RECORDED INFORMATION
^^^^
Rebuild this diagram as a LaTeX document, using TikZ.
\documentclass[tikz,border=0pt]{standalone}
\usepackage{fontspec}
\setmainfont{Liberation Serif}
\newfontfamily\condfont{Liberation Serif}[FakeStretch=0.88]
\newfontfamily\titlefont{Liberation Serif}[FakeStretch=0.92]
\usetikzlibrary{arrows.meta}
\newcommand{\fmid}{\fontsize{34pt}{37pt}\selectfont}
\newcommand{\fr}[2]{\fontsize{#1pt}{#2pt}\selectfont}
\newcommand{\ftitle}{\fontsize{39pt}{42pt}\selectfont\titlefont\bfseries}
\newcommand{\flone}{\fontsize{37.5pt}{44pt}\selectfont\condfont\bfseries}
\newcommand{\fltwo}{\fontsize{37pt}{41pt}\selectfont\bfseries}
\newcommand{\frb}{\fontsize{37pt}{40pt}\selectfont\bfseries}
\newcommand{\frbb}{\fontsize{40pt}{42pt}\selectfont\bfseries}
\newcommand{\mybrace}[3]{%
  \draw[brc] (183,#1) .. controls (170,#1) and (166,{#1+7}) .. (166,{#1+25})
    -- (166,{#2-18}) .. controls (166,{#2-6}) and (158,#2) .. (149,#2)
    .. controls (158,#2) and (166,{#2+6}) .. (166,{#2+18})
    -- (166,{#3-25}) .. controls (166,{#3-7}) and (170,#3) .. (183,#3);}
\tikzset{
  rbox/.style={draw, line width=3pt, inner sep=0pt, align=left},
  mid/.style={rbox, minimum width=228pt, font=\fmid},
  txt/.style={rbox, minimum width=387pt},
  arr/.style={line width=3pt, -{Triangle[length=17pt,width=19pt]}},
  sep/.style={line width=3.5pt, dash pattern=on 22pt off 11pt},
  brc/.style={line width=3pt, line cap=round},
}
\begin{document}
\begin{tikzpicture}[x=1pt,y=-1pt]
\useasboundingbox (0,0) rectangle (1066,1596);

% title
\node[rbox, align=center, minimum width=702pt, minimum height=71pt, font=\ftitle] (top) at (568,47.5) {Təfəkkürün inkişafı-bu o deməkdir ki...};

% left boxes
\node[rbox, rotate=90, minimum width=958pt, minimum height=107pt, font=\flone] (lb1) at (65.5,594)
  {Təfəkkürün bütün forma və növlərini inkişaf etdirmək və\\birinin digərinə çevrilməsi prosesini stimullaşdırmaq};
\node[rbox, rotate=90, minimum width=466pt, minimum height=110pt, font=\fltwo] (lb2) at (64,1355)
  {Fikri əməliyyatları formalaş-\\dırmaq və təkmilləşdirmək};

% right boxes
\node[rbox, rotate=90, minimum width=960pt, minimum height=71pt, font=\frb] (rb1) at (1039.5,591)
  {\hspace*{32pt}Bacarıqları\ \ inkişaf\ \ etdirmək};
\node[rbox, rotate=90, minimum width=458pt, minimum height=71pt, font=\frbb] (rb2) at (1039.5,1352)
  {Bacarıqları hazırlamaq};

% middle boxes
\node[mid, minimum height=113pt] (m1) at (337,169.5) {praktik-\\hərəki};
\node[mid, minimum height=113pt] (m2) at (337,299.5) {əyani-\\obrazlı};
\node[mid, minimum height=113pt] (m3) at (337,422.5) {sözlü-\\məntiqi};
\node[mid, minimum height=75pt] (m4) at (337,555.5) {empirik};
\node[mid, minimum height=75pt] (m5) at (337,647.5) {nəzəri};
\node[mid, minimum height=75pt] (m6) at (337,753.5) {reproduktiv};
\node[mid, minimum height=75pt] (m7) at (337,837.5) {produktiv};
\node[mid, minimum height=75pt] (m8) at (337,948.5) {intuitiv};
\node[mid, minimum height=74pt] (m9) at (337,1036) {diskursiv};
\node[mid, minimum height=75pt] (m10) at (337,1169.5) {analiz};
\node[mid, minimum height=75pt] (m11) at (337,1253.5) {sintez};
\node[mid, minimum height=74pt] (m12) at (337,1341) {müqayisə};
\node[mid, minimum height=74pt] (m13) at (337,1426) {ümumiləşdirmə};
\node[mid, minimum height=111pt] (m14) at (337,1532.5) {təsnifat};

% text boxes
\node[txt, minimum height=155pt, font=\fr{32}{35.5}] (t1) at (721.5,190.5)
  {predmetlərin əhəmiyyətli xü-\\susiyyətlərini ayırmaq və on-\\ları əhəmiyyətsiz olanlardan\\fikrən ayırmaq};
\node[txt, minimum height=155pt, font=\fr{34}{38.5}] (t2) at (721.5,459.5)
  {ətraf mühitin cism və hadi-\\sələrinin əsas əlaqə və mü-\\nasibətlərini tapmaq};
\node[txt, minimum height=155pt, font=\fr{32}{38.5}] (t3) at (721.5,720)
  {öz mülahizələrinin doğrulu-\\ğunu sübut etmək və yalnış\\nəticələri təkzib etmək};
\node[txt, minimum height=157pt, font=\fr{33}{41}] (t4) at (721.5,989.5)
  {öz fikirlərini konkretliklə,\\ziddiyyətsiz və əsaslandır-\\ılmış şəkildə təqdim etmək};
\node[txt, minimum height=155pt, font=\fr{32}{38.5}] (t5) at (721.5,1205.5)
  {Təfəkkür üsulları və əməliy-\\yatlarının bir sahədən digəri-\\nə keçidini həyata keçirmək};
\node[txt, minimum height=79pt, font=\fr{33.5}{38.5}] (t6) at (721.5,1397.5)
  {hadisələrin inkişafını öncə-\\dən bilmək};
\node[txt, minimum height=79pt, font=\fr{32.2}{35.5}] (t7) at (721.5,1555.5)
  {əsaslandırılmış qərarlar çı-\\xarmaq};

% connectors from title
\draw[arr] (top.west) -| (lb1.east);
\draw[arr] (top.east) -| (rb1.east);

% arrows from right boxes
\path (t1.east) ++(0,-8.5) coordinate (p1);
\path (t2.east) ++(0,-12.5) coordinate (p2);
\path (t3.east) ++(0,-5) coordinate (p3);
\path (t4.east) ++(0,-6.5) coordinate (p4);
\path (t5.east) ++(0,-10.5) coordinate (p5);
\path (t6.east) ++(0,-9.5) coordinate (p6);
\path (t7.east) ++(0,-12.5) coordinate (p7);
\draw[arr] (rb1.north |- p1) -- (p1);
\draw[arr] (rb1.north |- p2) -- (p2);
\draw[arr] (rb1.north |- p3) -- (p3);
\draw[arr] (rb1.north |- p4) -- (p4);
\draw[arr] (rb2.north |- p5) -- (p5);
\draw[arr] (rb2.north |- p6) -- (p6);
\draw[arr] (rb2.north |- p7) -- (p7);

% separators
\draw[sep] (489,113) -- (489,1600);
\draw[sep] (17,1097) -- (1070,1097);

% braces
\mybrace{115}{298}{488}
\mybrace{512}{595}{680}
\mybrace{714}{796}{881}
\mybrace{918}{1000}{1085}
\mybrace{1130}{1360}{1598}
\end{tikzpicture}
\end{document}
^^^^
YOUR OBJECTIVE
Please reproduce every line of the material word for word.

EXERCISE RESULT
Rebuild this diagram as a LaTeX document, using TikZ.
\documentclass[tikz,border=0pt]{standalone}
\usepackage{fontspec}
\setmainfont{Liberation Serif}
\newfontfamily\condfont{Liberation Serif}[FakeStretch=0.88]
\newfontfamily\titlefont{Liberation Serif}[FakeStretch=0.92]
\usetikzlibrary{arrows.meta}
\newcommand{\fmid}{\fontsize{34pt}{37pt}\selectfont}
\newcommand{\fr}[2]{\fontsize{#1pt}{#2pt}\selectfont}
\newcommand{\ftitle}{\fontsize{39pt}{42pt}\selectfont\titlefont\bfseries}
\newcommand{\flone}{\fontsize{37.5pt}{44pt}\selectfont\condfont\bfseries}
\newcommand{\fltwo}{\fontsize{37pt}{41pt}\selectfont\bfseries}
\newcommand{\frb}{\fontsize{37pt}{40pt}\selectfont\bfseries}
\newcommand{\frbb}{\fontsize{40pt}{42pt}\selectfont\bfseries}
\newcommand{\mybrace}[3]{%
  \draw[brc] (183,#1) .. controls (170,#1) and (166,{#1+7}) .. (166,{#1+25})
    -- (166,{#2-18}) .. controls (166,{#2-6}) and (158,#2) .. (149,#2)
    .. controls (158,#2) and (166,{#2+6}) .. (166,{#2+18})
    -- (166,{#3-25}) .. controls (166,{#3-7}) and (170,#3) .. (183,#3);}
\tikzset{
  rbox/.style={draw, line width=3pt, inner sep=0pt, align=left},
  mid/.style={rbox, minimum width=228pt, font=\fmid},
  txt/.style={rbox, minimum width=387pt},
  arr/.style={line width=3pt, -{Triangle[length=17pt,width=19pt]}},
  sep/.style={line width=3.5pt, dash pattern=on 22pt off 11pt},
  brc/.style={line width=3pt, line cap=round},
}
\begin{document}
\begin{tikzpicture}[x=1pt,y=-1pt]
\useasboundingbox (0,0) rectangle (1066,1596);

% title
\node[rbox, align=center, minimum width=702pt, minimum height=71pt, font=\ftitle] (top) at (568,47.5) {Təfəkkürün inkişafı-bu o deməkdir ki...};

% left boxes
\node[rbox, rotate=90, minimum width=958pt, minimum height=107pt, font=\flone] (lb1) at (65.5,594)
  {Təfəkkürün bütün forma və növlərini inkişaf etdirmək və\\birinin digərinə çevrilməsi prosesini stimullaşdırmaq};
\node[rbox, rotate=90, minimum width=466pt, minimum height=110pt, font=\fltwo] (lb2) at (64,1355)
  {Fikri əməliyyatları formalaş-\\dırmaq və təkmilləşdirmək};

% right boxes
\node[rbox, rotate=90, minimum width=960pt, minimum height=71pt, font=\frb] (rb1) at (1039.5,591)
  {\hspace*{32pt}Bacarıqları\ \ inkişaf\ \ etdirmək};
\node[rbox, rotate=90, minimum width=458pt, minimum height=71pt, font=\frbb] (rb2) at (1039.5,1352)
  {Bacarıqları hazırlamaq};

% middle boxes
\node[mid, minimum height=113pt] (m1) at (337,169.5) {praktik-\\hərəki};
\node[mid, minimum height=113pt] (m2) at (337,299.5) {əyani-\\obrazlı};
\node[mid, minimum height=113pt] (m3) at (337,422.5) {sözlü-\\məntiqi};
\node[mid, minimum height=75pt] (m4) at (337,555.5) {empirik};
\node[mid, minimum height=75pt] (m5) at (337,647.5) {nəzəri};
\node[mid, minimum height=75pt] (m6) at (337,753.5) {reproduktiv};
\node[mid, minimum height=75pt] (m7) at (337,837.5) {produktiv};
\node[mid, minimum height=75pt] (m8) at (337,948.5) {intuitiv};
\node[mid, minimum height=74pt] (m9) at (337,1036) {diskursiv};
\node[mid, minimum height=75pt] (m10) at (337,1169.5) {analiz};
\node[mid, minimum height=75pt] (m11) at (337,1253.5) {sintez};
\node[mid, minimum height=74pt] (m12) at (337,1341) {müqayisə};
\node[mid, minimum height=74pt] (m13) at (337,1426) {ümumiləşdirmə};
\node[mid, minimum height=111pt] (m14) at (337,1532.5) {təsnifat};

% text boxes
\node[txt, minimum height=155pt, font=\fr{32}{35.5}] (t1) at (721.5,190.5)
  {predmetlərin əhəmiyyətli xü-\\susiyyətlərini ayırmaq və on-\\ları əhəmiyyətsiz olanlardan\\fikrən ayırmaq};
\node[txt, minimum height=155pt, font=\fr{34}{38.5}] (t2) at (721.5,459.5)
  {ətraf mühitin cism və hadi-\\sələrinin əsas əlaqə və mü-\\nasibətlərini tapmaq};
\node[txt, minimum height=155pt, font=\fr{32}{38.5}] (t3) at (721.5,720)
  {öz mülahizələrinin doğrulu-\\ğunu sübut etmək və yalnış\\nəticələri təkzib etmək};
\node[txt, minimum height=157pt, font=\fr{33}{41}] (t4) at (721.5,989.5)
  {öz fikirlərini konkretliklə,\\ziddiyyətsiz və əsaslandır-\\ılmış şəkildə təqdim etmək};
\node[txt, minimum height=155pt, font=\fr{32}{38.5}] (t5) at (721.5,1205.5)
  {Təfəkkür üsulları və əməliy-\\yatlarının bir sahədən digəri-\\nə keçidini həyata keçirmək};
\node[txt, minimum height=79pt, font=\fr{33.5}{38.5}] (t6) at (721.5,1397.5)
  {hadisələrin inkişafını öncə-\\dən bilmək};
\node[txt, minimum height=79pt, font=\fr{32.2}{35.5}] (t7) at (721.5,1555.5)
  {əsaslandırılmış qərarlar çı-\\xarmaq};

% connectors from title
\draw[arr] (top.west) -| (lb1.east);
\draw[arr] (top.east) -| (rb1.east);

% arrows from right boxes
\path (t1.east) ++(0,-8.5) coordinate (p1);
\path (t2.east) ++(0,-12.5) coordinate (p2);
\path (t3.east) ++(0,-5) coordinate (p3);
\path (t4.east) ++(0,-6.5) coordinate (p4);
\path (t5.east) ++(0,-10.5) coordinate (p5);
\path (t6.east) ++(0,-9.5) coordinate (p6);
\path (t7.east) ++(0,-12.5) coordinate (p7);
\draw[arr] (rb1.north |- p1) -- (p1);
\draw[arr] (rb1.north |- p2) -- (p2);
\draw[arr] (rb1.north |- p3) -- (p3);
\draw[arr] (rb1.north |- p4) -- (p4);
\draw[arr] (rb2.north |- p5) -- (p5);
\draw[arr] (rb2.north |- p6) -- (p6);
\draw[arr] (rb2.north |- p7) -- (p7);

% separators
\draw[sep] (489,113) -- (489,1600);
\draw[sep] (17,1097) -- (1070,1097);

% braces
\mybrace{115}{298}{488}
\mybrace{512}{595}{680}
\mybrace{714}{796}{881}
\mybrace{918}{1000}{1085}
\mybrace{1130}{1360}{1598}
\end{tikzpicture}
\end{document}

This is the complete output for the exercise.